[Beowulf] Really efficient MPIs??

Ashley Pittman apittman at concurrent-thinking.com
Thu Nov 29 07:25:41 EST 2007

On Wed, 2007-11-28 at 10:21 -0600, Nathan Moore wrote:
> I've not tried their respective MPI libraries, but as a general rule,
> the people who manufacture the chips have the best idea of how to
> optimize a given library.  (There are obvious counter-examples,
> gotoBLAS and fftw for example). 
> That said, have you tried for Intel:
> http://www.intel.com/cd/software/products/asmo-na/eng/308295.htm
> or for AMD:  http://developer.amd.com/devtools.jsp (they link to HP's
> MPI)

I'd disagree with this, the metric for MPI which is normally considered
most important is network latency so you are often better of using the
MPI provided with your network, where the chip vendors have experience
and are able to provide benefit is in a fast memcpy() implementation
which is what will limit bandwidth for intra-node comms so you should
compile your MPI library with the chip-vendor approved compiler.

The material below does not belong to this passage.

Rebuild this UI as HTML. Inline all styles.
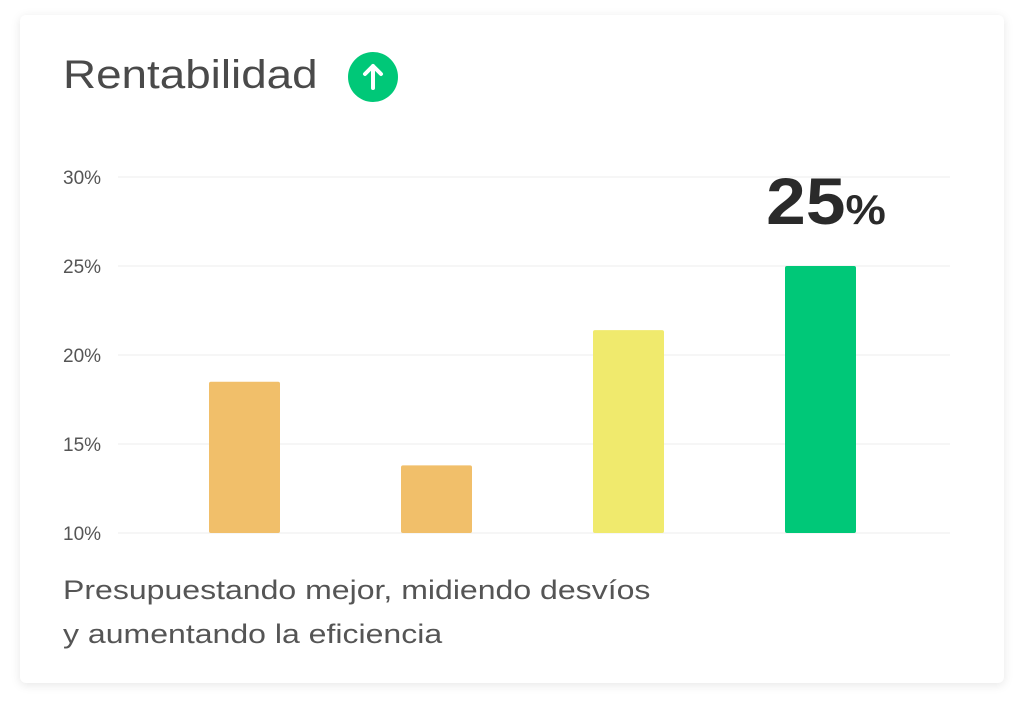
<!DOCTYPE html>
<html><head><meta charset="utf-8"><style>
body{margin:0;width:1024px;height:710px;background:#fff;font-family:"Liberation Sans",sans-serif;overflow:hidden}
#card{position:absolute;left:20px;top:15px;width:984px;height:668px;background:#fff;border-radius:6px;box-shadow:0 2px 10px rgba(0,0,0,0.10)}
#title{position:absolute;left:63px;top:53px;font-size:40px;color:#4a4a4a;transform:scaleX(1.145);transform-origin:left top;white-space:nowrap}
#foot{position:absolute;left:63px;top:568px;font-size:27px;line-height:44px;color:#555;transform:scaleX(1.186);transform-origin:left top;white-space:nowrap}
svg{position:absolute;left:0;top:0}
</style></head><body>
<div id="card"></div>
<div id="title">Rentabilidad</div>
<svg width="1024" height="710" id="chart">
<g>
<circle cx="373" cy="77" r="25" fill="#00c878"/>
<path d="M373 88 V66 M365 74 L373 66 L381 74" stroke="#fff" stroke-width="4" fill="none" stroke-linecap="round" stroke-linejoin="round"/>
</g>
<g id="grid"></g><g id="bars"></g>
<text x="826" y="224" text-anchor="middle" font-family="Liberation Sans" font-weight="bold" fill="#2a2a2a" transform="translate(826 0) scale(1.08 1) translate(-826 0)"><tspan font-size="66">25</tspan><tspan font-size="42">%</tspan></text>
</svg>
<div id="foot">Presupuestando mejor, midiendo desvíos<br>y aumentando la eficiencia</div>
<script>
const categories=["A","B","C","D"];
const values=[18.5,13.8,21.4,25];
const colors=["#f1bf6a","#f1bf6a","#f0ea6d","#00c878"];
const ticks=[10,15,20,25,30];
const tickLabels=["10%","15%","20%","25%","30%"];
const NS="http://www.w3.org/2000/svg";
const y=v=>533-(v-10)*(533-177)/20;
const x=i=>209+i*192;
const g=document.getElementById('grid'),b=document.getElementById('bars');
ticks.forEach((t,i)=>{
 const l=document.createElementNS(NS,'line');
 l.setAttribute('x1',118);l.setAttribute('x2',950);l.setAttribute('y1',y(t));l.setAttribute('y2',y(t));
 l.setAttribute('stroke','#ececec');l.setAttribute('stroke-width',1);
 
 
 g.appendChild(l);
 const tx=document.createElementNS(NS,'text');
 tx.setAttribute('x',63);tx.setAttribute('y',y(t)+7);tx.setAttribute('font-size',19);tx.setAttribute('fill','#555');
 tx.textContent=tickLabels[i];
 
 
 g.appendChild(tx);
});
values.forEach((v,i)=>{
 const r=document.createElementNS(NS,'rect');
 r.setAttribute('x',x(i));r.setAttribute('width',71);r.setAttribute('y',y(v));r.setAttribute('height',y(10)-y(v));
 r.setAttribute('fill',colors[i]);r.setAttribute('rx',2);
 
 
 b.appendChild(r);
});
</script>
</body></html>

As for shared memory comms the problem of using shared memory within a
node is that there are explicitly two copies of the data required, one
copy-in and one copy-out, the MPI's with the best intra-node bandwidth
will be the ones which use a in-kernel userspace to userspace memcpy
(which is *very* well optimised) to half the amount of memory traffic
needed to perform the data move.

Finally, just to really throw you I've seen occasions where *not* using
intra-node optimisations at all is the right thing to do, communicating
within a node consumes CPU cycles and if your code is overlapping comms
and compute to such an extent that latency is not a large factor handing
the comms of to the nic to be handled asynchronously without CPU
intervention can improve performance.